• EXERCISE:
Provide again, from the entries below, every line from the one containing "Clone this chart in Chart.js." through the one containing "const axisGrey = '#808080'", exactly as written, and no other line.

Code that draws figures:
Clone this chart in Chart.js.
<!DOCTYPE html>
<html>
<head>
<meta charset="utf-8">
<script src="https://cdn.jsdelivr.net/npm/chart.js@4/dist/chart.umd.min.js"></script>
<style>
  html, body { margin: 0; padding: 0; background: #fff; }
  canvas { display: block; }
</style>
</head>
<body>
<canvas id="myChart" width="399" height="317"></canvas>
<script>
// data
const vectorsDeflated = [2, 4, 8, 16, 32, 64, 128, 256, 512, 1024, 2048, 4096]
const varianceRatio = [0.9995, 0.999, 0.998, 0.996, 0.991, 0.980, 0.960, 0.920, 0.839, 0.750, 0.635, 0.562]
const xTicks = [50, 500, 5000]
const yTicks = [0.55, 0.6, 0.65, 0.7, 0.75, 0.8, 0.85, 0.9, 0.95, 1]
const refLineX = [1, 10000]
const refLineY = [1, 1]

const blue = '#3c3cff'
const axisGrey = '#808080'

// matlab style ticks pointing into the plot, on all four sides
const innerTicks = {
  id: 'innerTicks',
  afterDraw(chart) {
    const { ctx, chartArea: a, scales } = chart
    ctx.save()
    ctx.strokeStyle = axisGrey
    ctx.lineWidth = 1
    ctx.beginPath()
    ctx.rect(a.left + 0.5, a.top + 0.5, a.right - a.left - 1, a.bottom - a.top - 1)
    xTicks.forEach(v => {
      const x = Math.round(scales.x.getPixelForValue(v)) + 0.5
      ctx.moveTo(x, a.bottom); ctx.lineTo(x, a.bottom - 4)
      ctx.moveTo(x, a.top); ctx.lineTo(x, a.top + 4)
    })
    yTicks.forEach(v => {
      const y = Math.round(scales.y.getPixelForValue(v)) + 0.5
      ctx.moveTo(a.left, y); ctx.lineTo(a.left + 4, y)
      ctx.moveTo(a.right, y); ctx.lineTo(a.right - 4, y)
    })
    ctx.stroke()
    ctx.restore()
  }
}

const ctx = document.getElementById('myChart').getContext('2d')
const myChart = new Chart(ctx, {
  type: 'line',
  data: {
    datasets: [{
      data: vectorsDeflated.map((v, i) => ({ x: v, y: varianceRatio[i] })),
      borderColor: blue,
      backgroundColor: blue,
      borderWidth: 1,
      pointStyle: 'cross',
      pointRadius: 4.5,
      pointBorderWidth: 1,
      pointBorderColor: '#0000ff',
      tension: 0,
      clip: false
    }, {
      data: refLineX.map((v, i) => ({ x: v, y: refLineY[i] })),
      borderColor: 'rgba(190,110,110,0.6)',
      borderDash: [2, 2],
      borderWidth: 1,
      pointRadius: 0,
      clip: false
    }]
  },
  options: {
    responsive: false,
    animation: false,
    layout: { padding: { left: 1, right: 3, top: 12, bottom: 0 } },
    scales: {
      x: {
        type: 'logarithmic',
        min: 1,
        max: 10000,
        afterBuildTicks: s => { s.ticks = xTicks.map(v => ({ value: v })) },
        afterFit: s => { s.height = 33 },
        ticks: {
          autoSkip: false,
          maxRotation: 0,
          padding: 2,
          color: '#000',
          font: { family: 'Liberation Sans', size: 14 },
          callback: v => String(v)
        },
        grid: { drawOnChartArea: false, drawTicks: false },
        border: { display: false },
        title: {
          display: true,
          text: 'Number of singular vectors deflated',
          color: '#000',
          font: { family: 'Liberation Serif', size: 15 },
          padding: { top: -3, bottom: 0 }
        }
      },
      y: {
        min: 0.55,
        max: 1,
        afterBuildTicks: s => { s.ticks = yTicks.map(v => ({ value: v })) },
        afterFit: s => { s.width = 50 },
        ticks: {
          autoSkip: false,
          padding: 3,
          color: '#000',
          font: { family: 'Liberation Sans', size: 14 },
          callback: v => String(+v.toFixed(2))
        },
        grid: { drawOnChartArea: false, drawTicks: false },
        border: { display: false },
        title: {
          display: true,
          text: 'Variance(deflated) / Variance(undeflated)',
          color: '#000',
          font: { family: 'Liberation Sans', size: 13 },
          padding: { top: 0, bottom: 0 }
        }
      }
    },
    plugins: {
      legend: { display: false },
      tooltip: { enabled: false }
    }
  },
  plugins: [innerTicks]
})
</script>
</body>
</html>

* * *

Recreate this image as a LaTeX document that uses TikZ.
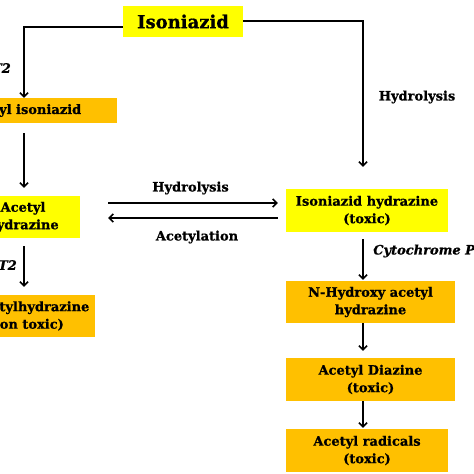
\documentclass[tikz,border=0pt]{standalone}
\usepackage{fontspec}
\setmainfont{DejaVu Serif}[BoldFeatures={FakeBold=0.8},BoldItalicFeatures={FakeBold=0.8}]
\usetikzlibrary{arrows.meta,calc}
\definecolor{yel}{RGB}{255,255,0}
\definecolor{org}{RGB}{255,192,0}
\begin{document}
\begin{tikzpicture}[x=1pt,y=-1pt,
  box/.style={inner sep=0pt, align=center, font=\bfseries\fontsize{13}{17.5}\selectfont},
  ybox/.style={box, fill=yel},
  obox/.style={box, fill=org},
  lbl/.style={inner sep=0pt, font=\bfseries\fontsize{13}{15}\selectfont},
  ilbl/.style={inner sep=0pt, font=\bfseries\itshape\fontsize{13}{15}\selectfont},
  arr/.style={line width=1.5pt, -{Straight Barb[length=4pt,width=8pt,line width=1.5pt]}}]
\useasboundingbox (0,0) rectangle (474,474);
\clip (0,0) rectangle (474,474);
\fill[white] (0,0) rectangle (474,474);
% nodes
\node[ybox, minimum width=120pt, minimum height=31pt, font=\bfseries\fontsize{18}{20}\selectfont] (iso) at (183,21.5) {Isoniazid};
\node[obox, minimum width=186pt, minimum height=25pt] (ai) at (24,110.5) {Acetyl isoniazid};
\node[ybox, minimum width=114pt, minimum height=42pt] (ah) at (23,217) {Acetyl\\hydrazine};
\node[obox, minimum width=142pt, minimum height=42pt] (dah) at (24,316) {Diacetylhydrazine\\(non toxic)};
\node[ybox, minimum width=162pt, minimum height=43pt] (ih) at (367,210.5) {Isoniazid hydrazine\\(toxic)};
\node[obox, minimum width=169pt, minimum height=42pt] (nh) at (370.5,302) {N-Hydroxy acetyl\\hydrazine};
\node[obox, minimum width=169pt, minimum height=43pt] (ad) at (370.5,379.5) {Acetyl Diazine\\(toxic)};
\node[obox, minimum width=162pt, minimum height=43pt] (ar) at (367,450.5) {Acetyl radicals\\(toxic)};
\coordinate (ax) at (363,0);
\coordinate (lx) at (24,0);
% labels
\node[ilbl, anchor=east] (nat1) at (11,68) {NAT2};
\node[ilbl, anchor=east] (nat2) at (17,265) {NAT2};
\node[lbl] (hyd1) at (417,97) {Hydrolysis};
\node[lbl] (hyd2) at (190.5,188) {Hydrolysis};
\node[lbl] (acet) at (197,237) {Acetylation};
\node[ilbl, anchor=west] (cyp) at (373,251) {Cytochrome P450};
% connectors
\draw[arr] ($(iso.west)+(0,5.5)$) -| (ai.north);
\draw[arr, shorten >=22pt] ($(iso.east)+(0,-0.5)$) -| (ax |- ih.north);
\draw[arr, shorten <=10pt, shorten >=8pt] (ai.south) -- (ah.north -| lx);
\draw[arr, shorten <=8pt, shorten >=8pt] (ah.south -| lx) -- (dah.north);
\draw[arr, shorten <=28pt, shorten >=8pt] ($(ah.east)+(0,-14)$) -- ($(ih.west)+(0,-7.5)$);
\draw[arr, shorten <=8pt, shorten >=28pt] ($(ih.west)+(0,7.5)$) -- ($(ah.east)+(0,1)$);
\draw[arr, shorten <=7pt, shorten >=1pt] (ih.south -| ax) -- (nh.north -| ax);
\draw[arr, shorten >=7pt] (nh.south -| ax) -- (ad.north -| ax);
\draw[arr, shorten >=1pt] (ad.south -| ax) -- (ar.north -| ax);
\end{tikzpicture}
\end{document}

==

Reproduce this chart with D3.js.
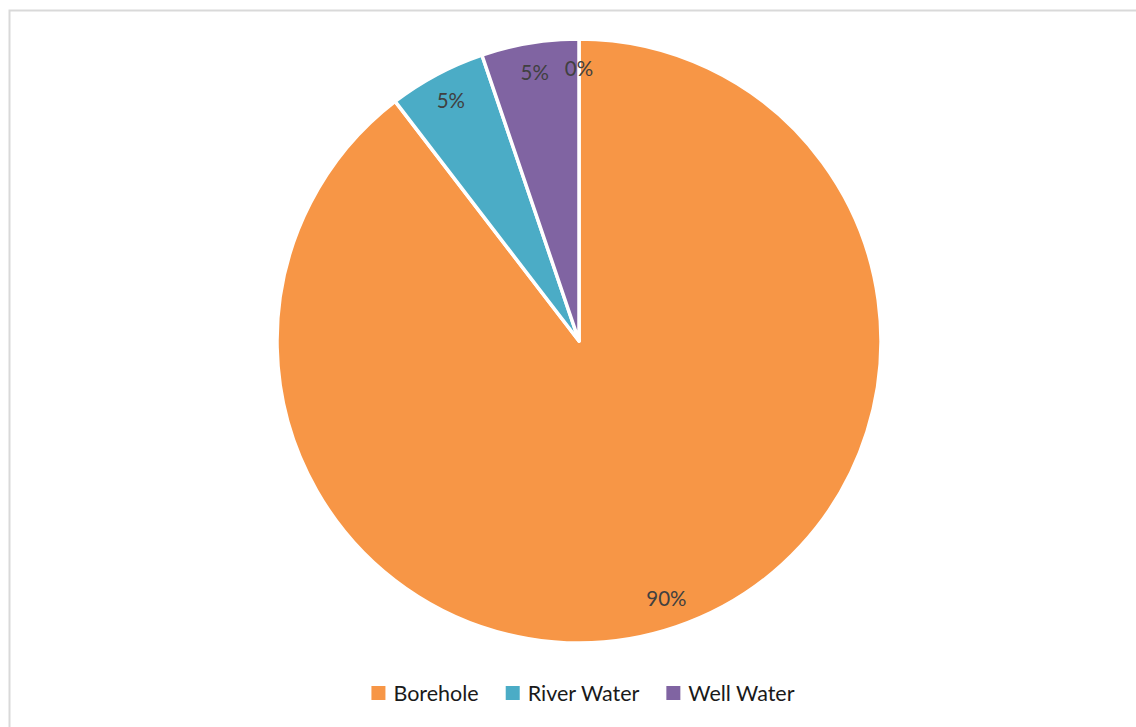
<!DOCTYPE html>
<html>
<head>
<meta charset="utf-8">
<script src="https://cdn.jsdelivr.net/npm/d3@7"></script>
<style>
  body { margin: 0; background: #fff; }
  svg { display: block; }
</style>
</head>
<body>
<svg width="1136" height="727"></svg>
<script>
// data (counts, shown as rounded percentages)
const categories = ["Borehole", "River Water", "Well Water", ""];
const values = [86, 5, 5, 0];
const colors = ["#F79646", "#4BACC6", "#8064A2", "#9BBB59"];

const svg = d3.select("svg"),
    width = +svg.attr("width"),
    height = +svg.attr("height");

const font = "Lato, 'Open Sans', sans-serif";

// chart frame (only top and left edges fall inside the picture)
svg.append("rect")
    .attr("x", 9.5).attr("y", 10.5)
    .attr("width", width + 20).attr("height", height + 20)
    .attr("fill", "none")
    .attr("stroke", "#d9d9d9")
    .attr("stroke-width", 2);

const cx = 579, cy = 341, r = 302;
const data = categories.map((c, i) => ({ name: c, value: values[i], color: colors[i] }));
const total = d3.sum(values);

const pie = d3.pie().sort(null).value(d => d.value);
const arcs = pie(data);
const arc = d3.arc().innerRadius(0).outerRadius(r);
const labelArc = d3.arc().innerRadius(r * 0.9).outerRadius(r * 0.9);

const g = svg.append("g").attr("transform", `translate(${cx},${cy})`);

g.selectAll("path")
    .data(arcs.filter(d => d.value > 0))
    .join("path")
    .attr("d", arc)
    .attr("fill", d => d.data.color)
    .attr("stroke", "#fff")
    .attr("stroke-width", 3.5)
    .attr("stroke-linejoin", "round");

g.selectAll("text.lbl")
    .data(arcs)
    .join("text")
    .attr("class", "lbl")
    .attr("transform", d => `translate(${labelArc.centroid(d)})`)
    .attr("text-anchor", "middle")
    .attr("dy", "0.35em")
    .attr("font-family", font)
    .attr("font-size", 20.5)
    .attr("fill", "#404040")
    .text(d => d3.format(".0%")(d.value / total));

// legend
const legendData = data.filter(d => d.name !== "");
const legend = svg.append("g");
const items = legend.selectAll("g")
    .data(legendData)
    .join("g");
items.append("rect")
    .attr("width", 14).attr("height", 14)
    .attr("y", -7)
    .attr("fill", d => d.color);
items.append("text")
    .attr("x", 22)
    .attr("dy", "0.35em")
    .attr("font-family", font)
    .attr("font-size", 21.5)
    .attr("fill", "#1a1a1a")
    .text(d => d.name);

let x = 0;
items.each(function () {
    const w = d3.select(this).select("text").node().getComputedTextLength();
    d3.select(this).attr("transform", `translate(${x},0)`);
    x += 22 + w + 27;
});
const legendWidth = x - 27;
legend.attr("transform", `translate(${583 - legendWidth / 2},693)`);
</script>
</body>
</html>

• RESULT:
Clone this chart in Chart.js.
<!DOCTYPE html>
<html>
<head>
<meta charset="utf-8">
<script src="https://cdn.jsdelivr.net/npm/chart.js@4/dist/chart.umd.min.js"></script>
<style>
  html, body { margin: 0; padding: 0; background: #fff; }
  canvas { display: block; }
</style>
</head>
<body>
<canvas id="myChart" width="399" height="317"></canvas>
<script>
// data
const vectorsDeflated = [2, 4, 8, 16, 32, 64, 128, 256, 512, 1024, 2048, 4096]
const varianceRatio = [0.9995, 0.999, 0.998, 0.996, 0.991, 0.980, 0.960, 0.920, 0.839, 0.750, 0.635, 0.562]
const xTicks = [50, 500, 5000]
const yTicks = [0.55, 0.6, 0.65, 0.7, 0.75, 0.8, 0.85, 0.9, 0.95, 1]
const refLineX = [1, 10000]
const refLineY = [1, 1]

const blue = '#3c3cff'
const axisGrey = '#808080'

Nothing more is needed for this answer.